In the movie, Frank Serpico, on his first day as a cop, learns that his fellow officers are sharing money stolen or paid by criminals. Serpico refuses to take his shart of the money and reports to a superior. But Serpico soon learns that his superiors do not want to move against the corruption.
Since he refuses to take the dirty money, Serpico becomes an outcast and is rejected by his fellows. This affects his personal life. He is harassed and threatened by his fellow cops. In 1971, in a drug bust, Serpico is betrayed and shot in the face.
In real life, the events were heinous enough to spark public outrage. This resulted in the formation of the Knapp Commission to Investigate Alleged Police Corruption. Ths commission was a five-member panel formed in April 1970 by Mayor John V. Lindsay to investigate corruption within the New York City Police Department.

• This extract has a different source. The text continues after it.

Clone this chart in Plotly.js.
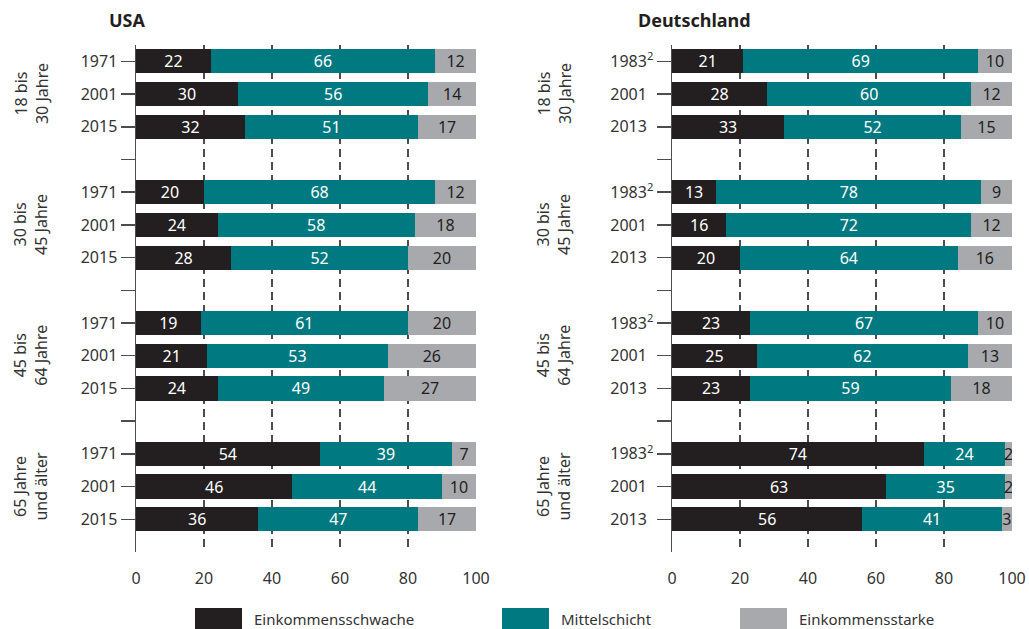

A recent documentary on this important NYC history is on the ACLU website.
In the documentary, the real Serpico considered himself “a lamplighter” who wanted to show that the millions in graft was systemic inside the entire NYC police department. Unlike the movie, Serpico worked with corrupt cops for five years, refusing to take the graft money the entire time. But this situation made the other cops who were taking the money nervous and suspicious of his motives. It eventually resulted in Serpico being shot in a drug bust that is still murky about who caused his shooting. He eventually was so threatened that he was granted political asylum by Switzerland.
Lessons for Today
Police reform is a top agenda item today. But the Knapp Commission, and Serpico’s experience, show that the cop culture is very hard to reform. If anything, since the Serpico police days of the late-1960 and early-1970s, the police have become more militarized, aggressive, and unaccountable. But the culture is still hard to reform.
Serpico, the real-life story as described in the documentary, has a lot of lessons for people today. History can repeat itself, for better and worse.